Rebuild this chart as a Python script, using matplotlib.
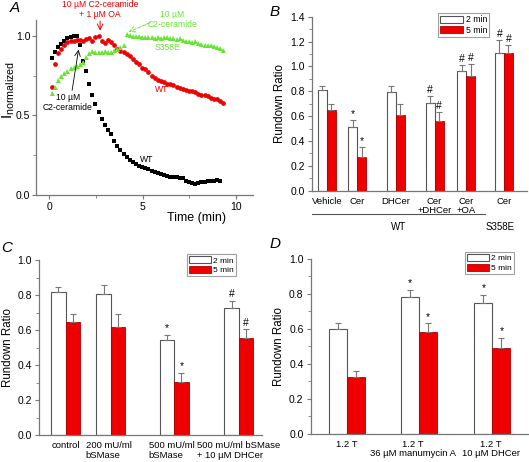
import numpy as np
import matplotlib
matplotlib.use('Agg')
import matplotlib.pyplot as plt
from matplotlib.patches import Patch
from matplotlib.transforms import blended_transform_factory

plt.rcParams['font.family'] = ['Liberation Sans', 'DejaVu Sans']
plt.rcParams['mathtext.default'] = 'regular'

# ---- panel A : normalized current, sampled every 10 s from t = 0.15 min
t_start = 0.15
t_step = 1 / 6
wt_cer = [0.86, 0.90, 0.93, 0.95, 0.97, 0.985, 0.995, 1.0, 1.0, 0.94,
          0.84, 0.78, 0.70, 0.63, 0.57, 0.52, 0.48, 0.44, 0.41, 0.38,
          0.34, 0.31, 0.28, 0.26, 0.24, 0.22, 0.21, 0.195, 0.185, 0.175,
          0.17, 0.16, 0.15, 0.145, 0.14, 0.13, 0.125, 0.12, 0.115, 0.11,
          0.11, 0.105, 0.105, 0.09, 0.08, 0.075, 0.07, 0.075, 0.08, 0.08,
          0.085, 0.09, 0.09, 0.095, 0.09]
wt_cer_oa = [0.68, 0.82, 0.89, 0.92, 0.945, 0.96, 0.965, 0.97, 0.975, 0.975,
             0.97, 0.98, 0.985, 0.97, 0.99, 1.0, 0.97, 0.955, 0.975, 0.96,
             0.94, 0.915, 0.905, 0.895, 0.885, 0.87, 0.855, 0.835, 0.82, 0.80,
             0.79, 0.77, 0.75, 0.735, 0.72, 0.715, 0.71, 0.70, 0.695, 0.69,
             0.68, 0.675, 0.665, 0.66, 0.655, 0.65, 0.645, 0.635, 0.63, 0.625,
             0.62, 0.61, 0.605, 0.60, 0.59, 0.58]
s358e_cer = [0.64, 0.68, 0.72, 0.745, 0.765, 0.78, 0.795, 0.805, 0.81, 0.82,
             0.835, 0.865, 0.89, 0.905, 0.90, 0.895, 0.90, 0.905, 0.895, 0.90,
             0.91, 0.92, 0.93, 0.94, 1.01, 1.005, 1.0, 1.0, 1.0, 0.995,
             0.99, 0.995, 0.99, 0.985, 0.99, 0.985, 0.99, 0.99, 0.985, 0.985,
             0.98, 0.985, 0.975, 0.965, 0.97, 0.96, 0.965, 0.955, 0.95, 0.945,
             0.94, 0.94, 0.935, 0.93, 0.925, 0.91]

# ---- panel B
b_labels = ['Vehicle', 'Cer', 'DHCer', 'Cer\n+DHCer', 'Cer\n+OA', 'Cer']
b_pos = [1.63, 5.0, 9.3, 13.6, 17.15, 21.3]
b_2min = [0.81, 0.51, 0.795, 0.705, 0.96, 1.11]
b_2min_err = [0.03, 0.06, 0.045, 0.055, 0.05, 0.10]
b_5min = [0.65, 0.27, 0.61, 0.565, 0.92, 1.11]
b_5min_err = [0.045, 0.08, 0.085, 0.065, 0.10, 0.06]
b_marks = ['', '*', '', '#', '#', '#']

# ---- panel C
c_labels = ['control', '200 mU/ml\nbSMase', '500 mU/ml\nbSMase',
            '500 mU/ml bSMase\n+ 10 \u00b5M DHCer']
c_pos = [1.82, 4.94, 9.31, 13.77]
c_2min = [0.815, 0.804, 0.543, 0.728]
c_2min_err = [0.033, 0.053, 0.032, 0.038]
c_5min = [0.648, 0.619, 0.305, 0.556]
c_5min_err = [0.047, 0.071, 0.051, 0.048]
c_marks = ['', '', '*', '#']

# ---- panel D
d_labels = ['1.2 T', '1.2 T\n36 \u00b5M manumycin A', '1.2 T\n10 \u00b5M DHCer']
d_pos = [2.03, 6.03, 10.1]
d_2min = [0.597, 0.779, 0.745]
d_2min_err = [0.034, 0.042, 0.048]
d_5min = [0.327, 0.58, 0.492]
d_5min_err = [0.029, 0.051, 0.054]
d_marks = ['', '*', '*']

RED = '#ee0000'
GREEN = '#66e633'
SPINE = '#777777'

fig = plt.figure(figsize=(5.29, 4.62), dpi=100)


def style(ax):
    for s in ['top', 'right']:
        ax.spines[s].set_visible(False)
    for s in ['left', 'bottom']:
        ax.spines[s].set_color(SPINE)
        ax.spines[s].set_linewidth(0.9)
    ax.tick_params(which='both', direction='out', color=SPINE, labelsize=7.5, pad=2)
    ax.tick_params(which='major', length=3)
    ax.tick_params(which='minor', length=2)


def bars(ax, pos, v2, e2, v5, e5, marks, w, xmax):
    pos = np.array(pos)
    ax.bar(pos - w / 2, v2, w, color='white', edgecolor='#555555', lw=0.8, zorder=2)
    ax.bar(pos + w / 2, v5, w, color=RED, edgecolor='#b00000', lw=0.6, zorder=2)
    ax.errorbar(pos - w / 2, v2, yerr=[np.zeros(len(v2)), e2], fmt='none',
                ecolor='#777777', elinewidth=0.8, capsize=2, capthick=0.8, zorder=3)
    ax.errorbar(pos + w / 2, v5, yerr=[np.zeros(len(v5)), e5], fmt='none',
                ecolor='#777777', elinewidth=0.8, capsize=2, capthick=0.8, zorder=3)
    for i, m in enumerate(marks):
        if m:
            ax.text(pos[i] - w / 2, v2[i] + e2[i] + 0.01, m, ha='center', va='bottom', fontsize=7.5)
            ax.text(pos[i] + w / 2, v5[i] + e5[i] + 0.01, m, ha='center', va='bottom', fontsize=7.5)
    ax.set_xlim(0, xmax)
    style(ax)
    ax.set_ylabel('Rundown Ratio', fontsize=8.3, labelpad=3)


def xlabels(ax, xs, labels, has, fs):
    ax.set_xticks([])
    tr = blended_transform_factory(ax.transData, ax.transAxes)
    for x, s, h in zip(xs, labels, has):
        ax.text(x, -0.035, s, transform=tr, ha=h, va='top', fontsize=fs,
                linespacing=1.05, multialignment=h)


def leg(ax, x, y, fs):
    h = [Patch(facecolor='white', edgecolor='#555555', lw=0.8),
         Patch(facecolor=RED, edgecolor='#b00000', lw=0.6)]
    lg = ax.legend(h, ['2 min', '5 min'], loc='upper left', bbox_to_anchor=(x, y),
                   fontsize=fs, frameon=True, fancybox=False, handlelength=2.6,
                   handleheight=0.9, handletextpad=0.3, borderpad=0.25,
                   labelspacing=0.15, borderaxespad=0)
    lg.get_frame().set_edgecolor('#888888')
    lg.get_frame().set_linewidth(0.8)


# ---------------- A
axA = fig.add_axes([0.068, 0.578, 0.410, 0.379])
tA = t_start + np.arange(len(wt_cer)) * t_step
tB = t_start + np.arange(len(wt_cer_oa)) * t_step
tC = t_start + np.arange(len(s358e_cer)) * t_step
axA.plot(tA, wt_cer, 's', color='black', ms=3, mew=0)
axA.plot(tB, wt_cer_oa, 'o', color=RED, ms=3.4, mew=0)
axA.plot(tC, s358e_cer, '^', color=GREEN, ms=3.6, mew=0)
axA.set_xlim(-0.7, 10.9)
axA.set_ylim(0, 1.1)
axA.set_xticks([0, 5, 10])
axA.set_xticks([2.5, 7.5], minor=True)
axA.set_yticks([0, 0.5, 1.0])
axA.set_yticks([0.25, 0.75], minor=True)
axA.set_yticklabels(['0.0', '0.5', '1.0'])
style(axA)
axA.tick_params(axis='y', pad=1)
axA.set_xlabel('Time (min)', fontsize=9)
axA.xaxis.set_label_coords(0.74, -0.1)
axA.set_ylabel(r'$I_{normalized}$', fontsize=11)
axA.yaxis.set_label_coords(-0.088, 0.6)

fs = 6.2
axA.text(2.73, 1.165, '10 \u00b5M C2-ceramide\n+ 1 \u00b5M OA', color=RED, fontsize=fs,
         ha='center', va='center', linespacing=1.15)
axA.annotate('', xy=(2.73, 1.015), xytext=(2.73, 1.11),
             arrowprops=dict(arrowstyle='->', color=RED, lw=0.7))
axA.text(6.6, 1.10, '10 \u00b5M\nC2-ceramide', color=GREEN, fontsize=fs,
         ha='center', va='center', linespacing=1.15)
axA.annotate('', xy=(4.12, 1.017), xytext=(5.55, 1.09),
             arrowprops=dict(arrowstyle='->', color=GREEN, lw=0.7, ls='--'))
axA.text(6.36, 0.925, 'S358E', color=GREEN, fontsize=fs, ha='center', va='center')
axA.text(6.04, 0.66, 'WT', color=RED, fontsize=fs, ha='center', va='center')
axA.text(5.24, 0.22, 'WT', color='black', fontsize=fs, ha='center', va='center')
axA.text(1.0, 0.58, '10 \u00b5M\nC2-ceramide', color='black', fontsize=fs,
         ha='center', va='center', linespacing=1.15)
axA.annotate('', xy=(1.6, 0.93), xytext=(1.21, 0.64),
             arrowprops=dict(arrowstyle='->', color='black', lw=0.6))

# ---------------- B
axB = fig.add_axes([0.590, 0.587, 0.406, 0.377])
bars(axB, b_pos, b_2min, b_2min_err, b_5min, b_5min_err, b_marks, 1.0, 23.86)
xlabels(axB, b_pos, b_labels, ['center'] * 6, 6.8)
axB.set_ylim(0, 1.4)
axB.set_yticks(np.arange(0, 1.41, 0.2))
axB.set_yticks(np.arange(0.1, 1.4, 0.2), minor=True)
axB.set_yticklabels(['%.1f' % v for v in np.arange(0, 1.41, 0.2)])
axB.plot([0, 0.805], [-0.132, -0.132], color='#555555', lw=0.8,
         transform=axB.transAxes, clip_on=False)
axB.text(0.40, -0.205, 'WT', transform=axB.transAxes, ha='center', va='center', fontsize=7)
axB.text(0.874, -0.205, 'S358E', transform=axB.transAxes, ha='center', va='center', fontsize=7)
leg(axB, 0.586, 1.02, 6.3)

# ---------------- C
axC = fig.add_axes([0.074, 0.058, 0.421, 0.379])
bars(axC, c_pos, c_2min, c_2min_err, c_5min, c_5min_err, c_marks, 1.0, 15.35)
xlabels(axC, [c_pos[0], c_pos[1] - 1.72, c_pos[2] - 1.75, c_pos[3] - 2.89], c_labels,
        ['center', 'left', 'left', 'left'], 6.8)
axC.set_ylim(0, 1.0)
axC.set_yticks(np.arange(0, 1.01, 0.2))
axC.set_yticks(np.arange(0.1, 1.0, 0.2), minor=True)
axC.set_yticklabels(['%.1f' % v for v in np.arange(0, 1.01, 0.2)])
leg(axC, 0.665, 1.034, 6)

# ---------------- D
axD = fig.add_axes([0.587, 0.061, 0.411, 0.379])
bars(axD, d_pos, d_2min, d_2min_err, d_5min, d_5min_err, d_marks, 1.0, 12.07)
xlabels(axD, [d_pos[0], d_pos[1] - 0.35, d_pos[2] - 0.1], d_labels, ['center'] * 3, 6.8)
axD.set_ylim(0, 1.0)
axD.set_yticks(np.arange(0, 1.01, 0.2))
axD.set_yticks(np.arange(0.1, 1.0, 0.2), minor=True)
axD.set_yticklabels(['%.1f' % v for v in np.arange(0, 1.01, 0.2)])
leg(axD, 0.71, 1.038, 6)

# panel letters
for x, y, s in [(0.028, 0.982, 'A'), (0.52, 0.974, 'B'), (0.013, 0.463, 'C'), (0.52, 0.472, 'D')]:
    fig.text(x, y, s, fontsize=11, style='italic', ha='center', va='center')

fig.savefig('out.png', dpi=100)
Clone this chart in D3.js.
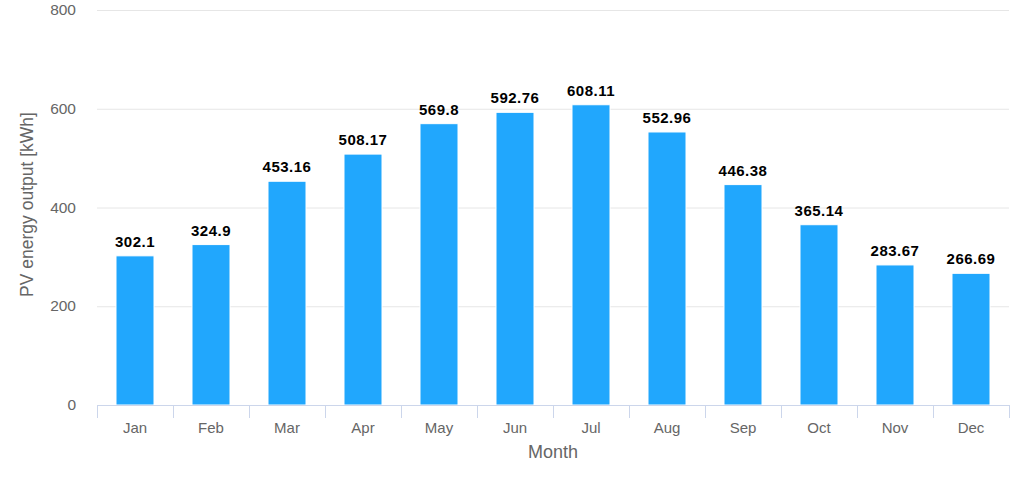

..........

_What needs to be done_:
How many of these lines contain "chart"? Write only the number.

_Final result_:
2